Even if consumers were largely insulated from bearing the financial costs of the fraud resulting from the attacks, many still suffered inconveniences associated with replacing cards and the potential reputation damage of having to disassociate themselves with fraudulent activity.
But consumers affected by the retail hacks had it easy compared to the exposure suffered by some employees at Sony Pictures Entertainment. The company suffered a devastating cyberattack the week of Thanksgiving, and attackers leaked out massive amounts of data over the ensuing weeks -- reportedly including salary data, performance evaluations, films that hadn't even made it into theaters yet, and the e-mail inboxes of studio executives. Some former employees are suing the company, saying that it had inadequate security measures in place.
The U.S. government has attributed the attack to North Korea -- apparently the result of the Hermit Kingdom's angst over "The Interview," an action-comedy film about the assassination of North Korean leader Kim Jong Un.
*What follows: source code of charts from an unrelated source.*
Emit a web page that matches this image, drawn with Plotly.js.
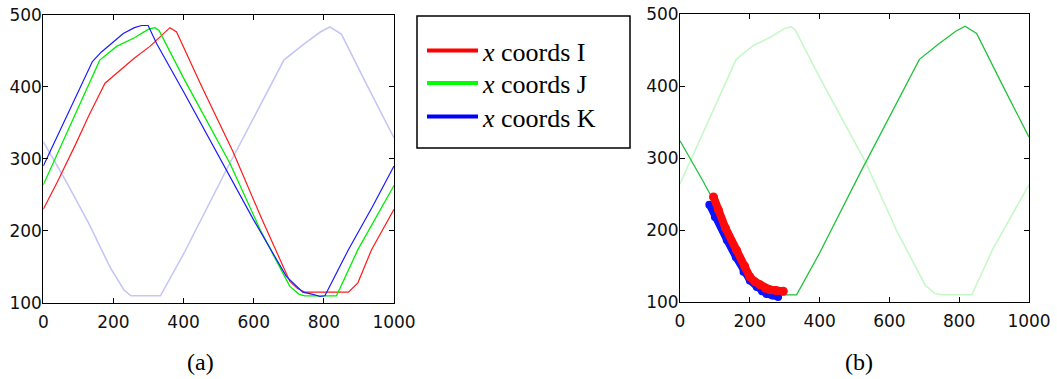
<!DOCTYPE html>
<html>
<head>
<meta charset="utf-8">
<script src="https://cdn.plot.ly/plotly-3.0.1.min.js"></script>
<style>html,body{margin:0;padding:0;background:#fff;}#chart{width:1057px;height:379px;}</style>
</head>
<body>
<div id="chart"></div>
<script>
// ---- data ----
// (a) x coordinates of the three tracked points I, J, K over frames
const frameI = [0, 40, 90, 130, 176, 220, 260, 304, 335, 361, 380, 450, 541, 620, 703, 725, 746, 800, 870, 897, 936, 1000];
const coordsI = [230, 268, 318, 360, 405, 424, 440, 456, 470, 482, 476, 402, 310, 220, 130, 120, 115, 115, 115, 128, 174, 230];

const frameJ = [0, 50, 100, 161, 209, 260, 300, 318, 330, 400, 532, 620, 703, 730, 746, 800, 836, 897, 1000];
const coordsJ = [264, 318, 370, 437, 456, 468, 480, 482, 478, 412, 294, 200, 123, 112, 110, 110, 110, 174, 263];

const frameK = [0, 50, 100, 140, 165, 199, 228, 260, 280, 299, 323, 400, 522, 600, 693, 740, 769, 789, 803, 870, 940, 1000];
const coordsK = [290, 342, 393, 435, 448, 462, 474, 482, 485, 485, 460, 393, 285, 215, 137, 115, 112, 109, 110, 174, 235, 290];

// second (mirrored) reference trajectory
const frameR = [0, 67, 130, 191, 230, 250, 334, 400, 516, 600, 686, 740, 790, 817, 850, 920, 1000];
const coordsR = [324, 267, 210, 149, 118, 110, 110, 168, 279, 358, 437, 458, 476, 483, 473, 405, 329];

// (b) tracked segments
const trackIx = [96, 110, 130, 162, 185, 200, 215, 229, 245, 258, 275, 296];
const trackIy = [246, 228, 203, 172, 150, 135, 128, 124, 119, 117, 116, 115];
const trackKx = [84, 100, 134, 160, 182, 200, 220, 235, 248, 265, 281];
const trackKy = [235, 218, 186, 162, 142, 130, 121, 115, 111, 109, 107];

const legendNames = ['<i>x</i> coords I', '<i>x</i> coords J', '<i>x</i> coords K'];
const legendColors = ['#ff0000', '#00ff00', '#0000ff'];
const xTicks = [0, 200, 400, 600, 800, 1000];
const yTicks = [100, 200, 300, 400, 500];
const captions = ['(a)', '(b)'];

const traces = [
  {x: frameR, y: coordsR, xaxis: 'x', yaxis: 'y', mode: 'lines', line: {color: '#c6c6f6', width: 1.6}, showlegend: false},
  {x: frameI, y: coordsI, xaxis: 'x', yaxis: 'y', mode: 'lines', line: {color: '#ff1a1a', width: 1.2}, showlegend: false},
  {x: frameJ, y: coordsJ, xaxis: 'x', yaxis: 'y', mode: 'lines', line: {color: '#00ee00', width: 1.3}, showlegend: false},
  {x: frameK, y: coordsK, xaxis: 'x', yaxis: 'y', mode: 'lines', line: {color: '#1a1aff', width: 1.2}, showlegend: false},

  {x: frameJ, y: coordsJ, xaxis: 'x2', yaxis: 'y2', mode: 'lines', line: {color: '#c8f8c8', width: 1.6}, showlegend: false},
  {x: frameR, y: coordsR, xaxis: 'x2', yaxis: 'y2', mode: 'lines', line: {color: '#22c23c', width: 1.3}, showlegend: false},
  {x: trackKx, y: trackKy, xaxis: 'x2', yaxis: 'y2', mode: 'lines+markers', line: {color: '#0a14ff', width: 7}, marker: {color: '#0a14ff', size: 8}, showlegend: false},
  {x: trackIx, y: trackIy, xaxis: 'x2', yaxis: 'y2', mode: 'lines+markers', line: {color: '#ff0a0a', width: 8}, marker: {color: '#ff0a0a', size: 9}, showlegend: false}
];
const legendIds = ['legend', 'legend2', 'legend3'];
legendNames.forEach((n, i) => {
  traces.push({x: [null], y: [null], xaxis: 'x', yaxis: 'y', mode: 'lines', name: n, legend: legendIds[i],
               line: {color: legendColors[i], width: 4}, showlegend: true});
});

const tickFont = {family: 'DejaVu Sans, Arial, sans-serif', size: 17, color: '#111'};
function axis(domain, anchor, range, tickvals, standoff) {
  return {domain: domain, anchor: anchor, range: range, tickvals: tickvals, ticktext: tickvals.map(String),
          ticks: 'inside', ticklen: 5, tickwidth: 1, tickcolor: '#000', showline: true, linecolor: '#000', linewidth: 1,
          mirror: 'allticks', showgrid: false, zeroline: false, tickfont: tickFont, fixedrange: true,
          ticklabelstandoff: standoff};
}
const legendFont = {family: 'Liberation Serif, Times New Roman, serif', size: 26, color: '#000'};
const legendCentres = [50.7, 83.2, 116.7];
function legendBox(i) {
  return {x: 422 / 1057, y: 1 - legendCentres[i] / 379, xanchor: 'left', yanchor: 'middle', bgcolor: 'rgba(0,0,0,0)',
          borderwidth: 0, font: legendFont, itemwidth: 51};
}

const layout = {
  width: 1057, height: 379,
  margin: {l: 0, r: 0, t: 0, b: 0},
  paper_bgcolor: '#fff', plot_bgcolor: '#fff',
  showlegend: true,
  xaxis: axis([43.3 / 1057, 394 / 1057], 'y', [0, 1000], xTicks, 4),
  yaxis: axis([1 - 303 / 379, 1 - 14.7 / 379], 'x', [100, 500], yTicks, -3),
  xaxis2: axis([680 / 1057, 1029 / 1057], 'y2', [0, 1000], xTicks, 4),
  yaxis2: axis([1 - 302 / 379, 1 - 14 / 379], 'x2', [100, 500], yTicks, -3),
  legend: legendBox(0),
  legend2: legendBox(1),
  legend3: legendBox(2),
  shapes: [{type: 'rect', xref: 'paper', yref: 'paper', x0: 417 / 1057, x1: 630 / 1057, y0: 1 - 148 / 379, y1: 1 - 16 / 379,
            line: {color: '#000', width: 1.5}, fillcolor: 'rgba(0,0,0,0)'}],
  annotations: [
    {text: captions[0], xref: 'paper', yref: 'paper', x: 200 / 1057, y: 1 - 362 / 379, xanchor: 'center', yanchor: 'middle', showarrow: false,
     font: {family: 'Liberation Serif, Times New Roman, serif', size: 24, color: '#000'}},
    {text: captions[1], xref: 'paper', yref: 'paper', x: 858.6 / 1057, y: 1 - 362 / 379, xanchor: 'center', yanchor: 'middle', showarrow: false,
     font: {family: 'Liberation Serif, Times New Roman, serif', size: 24, color: '#000'}}
  ]
};

Plotly.newPlot('chart', traces, layout, {displayModeBar: false, staticPlot: true});
</script>
</body>
</html>
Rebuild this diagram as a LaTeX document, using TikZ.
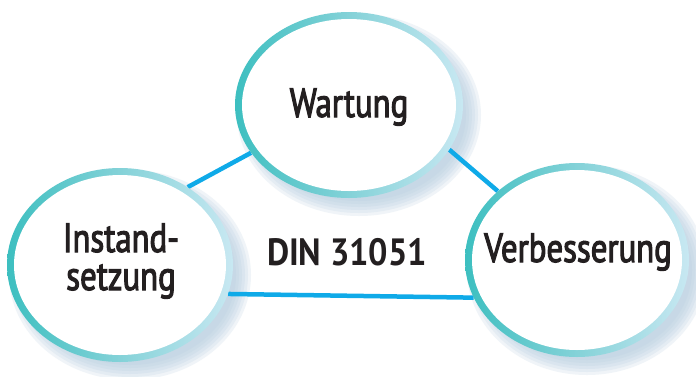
\documentclass[tikz,border=0pt]{standalone}
\usepackage{fontspec}
\setmainfont{PT Sans}
\newfontfamily\condfont[FakeStretch=0.80,FakeBold=2.6]{PT Sans}
\newfontfamily\boldfont[FakeStretch=0.90]{PT Sans Bold}
\usetikzlibrary{shapes.geometric}
\definecolor{ringA}{HTML}{3DBFC0}
\definecolor{ringB}{HTML}{84D2D8}
\definecolor{ringC}{HTML}{C8E8F2}
\definecolor{conncol}{HTML}{0FAAE8}
\definecolor{shadowcol}{HTML}{B4CCDF}
\definecolor{textcol}{HTML}{231F20}
\pgfdeclarelayer{bglayer}
\pgfdeclarelayer{shadowlayer}
\pgfdeclarelayer{linelayer}
\pgfsetlayers{bglayer,shadowlayer,linelayer,main}
\tikzset{
  ring/.style={ellipse, inner sep=0pt, draw=none, shade, left color=ringA, right color=ringC, middle color=ringB},
  disc/.style={ellipse, inner sep=0pt, draw=none, fill=white},
  lbl/.style={text=textcol, font=\condfont\fontsize{41}{38}\selectfont, align=center, inner sep=0pt},
  dinlbl/.style={text=textcol, font=\boldfont\fontsize{38}{38}\selectfont, inner sep=0pt},
  conn/.style={draw=conncol, line width=4.5pt},
  shadowpart/.style={fill=shadowcol, fill opacity=0.2, draw=none}
}
\newcommand{\softshadow}[4]{%
  \begin{pgfonlayer}{shadowlayer}
  \foreach \k in {0,...,5} {
    \fill[shadowpart] (#1+10,#2+10) ellipse ({#3+8-3*\k} and {#4+8-3*\k});
  }
  \end{pgfonlayer}}
\begin{document}
\begin{tikzpicture}[x=1pt,y=-1pt]
\useasboundingbox (0,0) rectangle (696,376);
\begin{pgfonlayer}{bglayer}
\fill[white] (0,0) rectangle (696,376);
\end{pgfonlayer}
% shadows
\softshadow{349}{105}{114}{93}
\softshadow{120}{265}{113}{97}
\softshadow{577}{260}{112}{97}
% rings
\node[ring, minimum width=228pt, minimum height=186pt] (w) at (349,105) {};
\node[disc, minimum width=214pt, minimum height=172pt] (wi) at (349,105) {};
\node[ring, minimum width=226pt, minimum height=194pt] (i) at (120,265) {};
\node[disc, minimum width=212pt, minimum height=180pt] (ii) at (120,265) {};
\node[ring, minimum width=224pt, minimum height=194pt] (v) at (577,260) {};
\node[disc, minimum width=210pt, minimum height=180pt] (vi) at (577,260) {};
% labels
\node[lbl, anchor=base] (wt) at (349,117) {Wartung};
\node[lbl, anchor=base] (it1) at (121,252) {Instand-};
\node[lbl, anchor=base] (it2) at (121,290) {setzung};
\node[lbl, anchor=base] (vt) at (578,262) {Verbesserung};
\node[dinlbl, anchor=base] (din) at (347,265) {DIN 31051};
% connectors
\begin{pgfonlayer}{linelayer}
\draw[conn] (i.49) -- (w.206);
\draw[conn] (w.-24) -- (v.139);
\draw[conn] (i.-15) -- (v.200);
\end{pgfonlayer}
\end{tikzpicture}
\end{document}
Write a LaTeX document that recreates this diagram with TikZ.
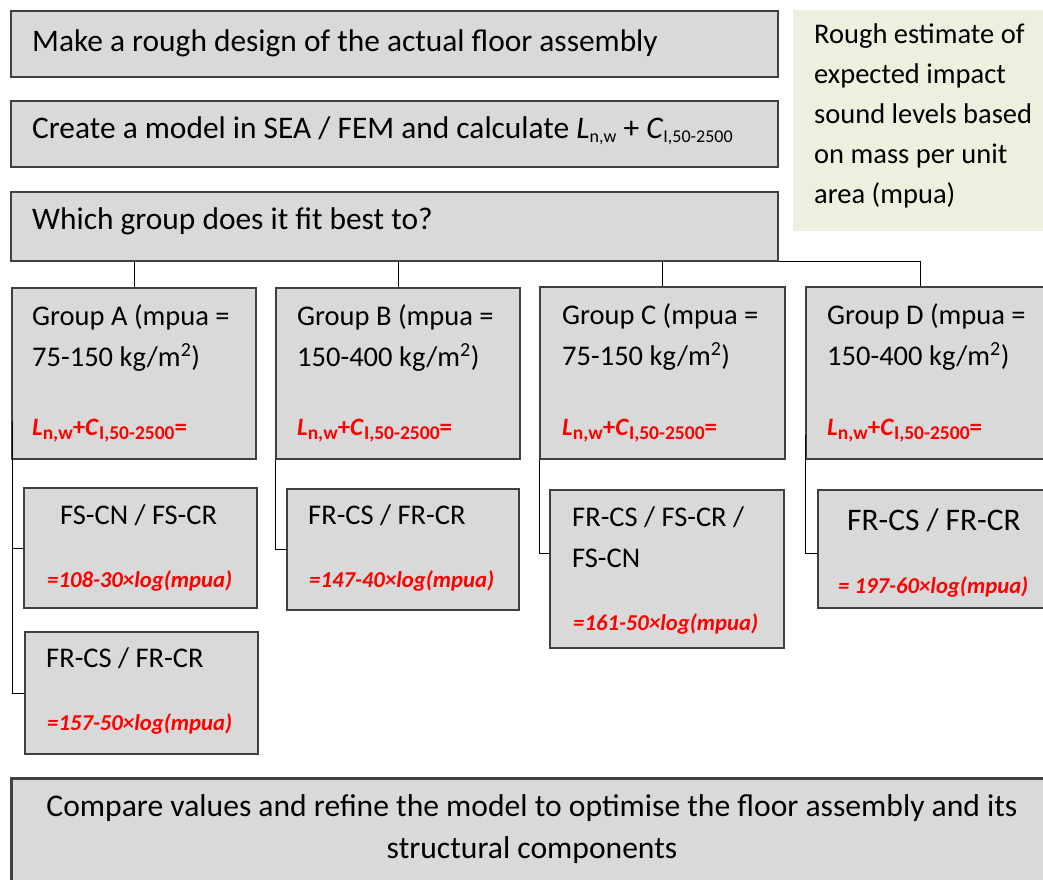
\documentclass[tikz,border=0pt]{standalone}
\usepackage{fontspec}
\setmainfont{Carlito}
\usetikzlibrary{calc}
\definecolor{bx}{HTML}{D9D9D9}
\definecolor{ed}{HTML}{404040}
\definecolor{gn}{HTML}{EBF1DE}
\definecolor{rd}{HTML}{FF0000}
\newcommand{\sbs}[1]{\raisebox{-4pt}{\fontsize{19.5}{19.5}\selectfont\bfseries\upshape #1}}
\newcommand{\lnc}{\textit{L}\sbs{n,w}+\textit{C}\sbs{I,50-2500}=}
\newcommand{\sml}[1]{\raisebox{-4pt}{\fontsize{18}{18}\selectfont #1}}

\begin{document}
\begin{tikzpicture}[x=1pt,y=-1pt]
  \tikzstyle{every node}=[inner sep=0pt]
  \tikzstyle{box}=[draw=ed,fill=bx,line width=1.5pt,anchor=north west]
  \tikzstyle{txt}=[anchor=base west,font=\fontsize{28.5}{41}\selectfont]
  \tikzstyle{big}=[anchor=base west,font=\fontsize{31.4}{36}\selectfont]
  \tikzstyle{red}=[anchor=base west,text=rd,font=\fontsize{22.7}{26}\selectfont\bfseries\itshape]
  \useasboundingbox (0,0) rectangle (1043,879);
  % top row
  \node[box,minimum width=767,minimum height=66] (mk) at (10,10) {};
  \node[box,minimum width=767,minimum height=66] (sea) at (10,100) {};
  \node[box,minimum width=767,minimum height=69] (wg) at (10,191) {};
  \node[fill=gn,minimum width=255,minimum height=221,anchor=north west] (est) at (793,10) {};
  \node[big] at (32,51) {Make a rough design of the actual floor assembly};
  \node[big] at (32,138) {Create a model in SEA / FEM and calculate \textit{L}\sml{n,w} + \textit{C}\sml{I,50-2500}};
  \node[big] at (32,229) {Which group does it fit best to?};
  \node[txt,align=left,font=\fontsize{28.5}{40}\selectfont] at (814,203) {Rough estimate of\\expected impact\\sound levels based\\on mass per unit\\area (mpua)};
  % groups
  \node[box,minimum width=244,minimum height=171] (ga) at (11,287) {};
  \node[box,minimum width=244,minimum height=171] (gb) at (275,287) {};
  \node[box,minimum width=245,minimum height=172] (gc) at (539,286) {};
  \node[box,minimum width=245,minimum height=172] (gd) at (805,286) {};
  \node[txt,align=left] at (32,366) {Group A (mpua =\\75-150 kg/m\textsuperscript{2})};
  \node[txt,align=left] at (297,366) {Group B (mpua =\\150-400 kg/m\textsuperscript{2})};
  \node[txt,align=left] at (562,365) {Group C (mpua =\\75-150 kg/m\textsuperscript{2})};
  \node[txt,align=left] at (827,365) {Group D (mpua =\\150-400 kg/m\textsuperscript{2})};
  \foreach \x in {32,297,562,827}
    \node[red,font=\fontsize{25}{28}\selectfont\bfseries] at (\x,435) {\lnc};
  % sub boxes
  \node[box,minimum width=233,minimum height=120] (a1) at (23,487) {};
  \node[box,minimum width=233,minimum height=122] (a2) at (24,631) {};
  \node[box,minimum width=232,minimum height=121] (b1) at (286,488) {};
  \node[box,minimum width=234,minimum height=158] (c1) at (549,489) {};
  \node[box,minimum width=240,minimum height=118] (d1) at (817,489) {};
  \node[txt] at (60,524) {FS-CN / FS-CR};
  \node[red] at (47,587) {=108-30×log(mpua)};
  \node[txt] at (46,667) {FR-CS / FR-CR};
  \node[red] at (47,730) {=157-50×log(mpua)};
  \node[txt] at (308,524) {FR-CS / FR-CR};
  \node[red] at (309,587) {=147-40×log(mpua)};
  \node[txt,align=left] at (572,567) {FR-CS / FS-CR /\\FS-CN};
  \node[red] at (573,630) {=161-50×log(mpua)};
  \node[big] at (847,530) {FR-CS / FR-CR};
  \begin{scope}
    \clip (d1.north west) rectangle (1043,597);
    \node[red] at (838,593) {= 197-60×log(mpua)};
  \end{scope}
  % connectors
  \draw (wg.south east) -| ($(gd.north west)+(115,0)$);
  \foreach \g in {ga,gb,gc}
    \draw (wg.south -| \g.north) -- (\g.north);
  \coordinate (ax) at ($(ga.south west)+(1,-38)$);
  \draw (ax) |- (a2.west);
  \draw (ax |- a1.west) -- (a1.west);
  \draw (gb.south west) |- (b1.west);
  \draw (gc.south west) |- ($(c1.north west)+(0,64)$);
  \draw ($(gd.south west)+(0,-25)$) |- ($(d1.north west)+(0,64)$);
  % last step
  \node[box,draw=ed,line width=2.5pt,minimum width=1045,minimum height=110] (cmp) at (10,777) {};
  \node[anchor=base,align=center,font=\fontsize{31.6}{42}\selectfont] at (532,858) {Compare values and refine the model to optimise the floor assembly and its\\structural components};
\end{tikzpicture}
\end{document}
Sony Pictures initially canceled the theatrical release of film, but reversed course after being chided about the decision by President Obama -- arranging for a limited theatrical and broad digital release on Christmas Day.
While some observers remain skeptical that North Korean was behind the attack, its devastating nature was heralded as a watershed moment by many members of the cybersecurity community. Regardless of whether it was the result of an attack by disgruntled former-employees, a state-sponsored hacking squad, or teenagers out to cause damage for fun, it shows how the data that is now so easy to hoard can be turned into a massive liability for companies and individuals.
Even if the Sony Pictures hack wasn't state sponsored, 2014 revealed more information about the ways countries are moving warfare and espionage online. In November, new details emerged about Regin, a malware platform that the Intercept reported was likely linked to a U.S. and British intelligence operations.
Governments themselves were often the target of attacks, many of which were suspected to be the work of hackers tied to other governments. Even White House networks were not immune to a wave of attacks this fall.
And revelations have continued to emerge about the U.S. government's digital spying efforts, including a trove of declassified reports dropped by the National Security Agency on Christmas Eve that detailed how improperly deployed surveillance compromised the privacy of some Americans in recent years.
For some, state surveillance may be a price they are willing to pay for added security -- although many observers said the evidence that U.S. domestic surveillance has averted significant harm is slim and comes at a significant civil liberties cost -- not unlike some of the darker science fiction tales of heavily monitored futures.
But governments aren't the only ones leveraging our heavily interconnected for their own purposes -- trollish hacker groups like Lizard Squad, which has claimed responsibility for Distributed Denial of Service (DDoS) attacks that knocked gaming networks offline on Christmas Day and earlier in the year by overwhelming them with huge amounts of traffic, are demonstrating the kind of disruptions that can be done by groups that seem to exist merely on social media and in online chatrooms.
These ephemeral cabals can cause significant harm to industries with a handful of keystrokes to direct cyberattacks or a Tweeted bomb threat, perhaps serving a harbinger of the asymmetrical digital future of vigilantism.
While technology has undoubtedly, as Asimov predicted, changed our lives for the better, it has also created new risks and challenges -- many of which society is struggling to face. No doubt cybersecurity defenders will try to up the ante in 2015, but this year was marked by significant incidents that underscored the added dangers our interconnectivity brings. In fact, it may be remembered as the year where our cyberpunk future started to become our cyberpunk present.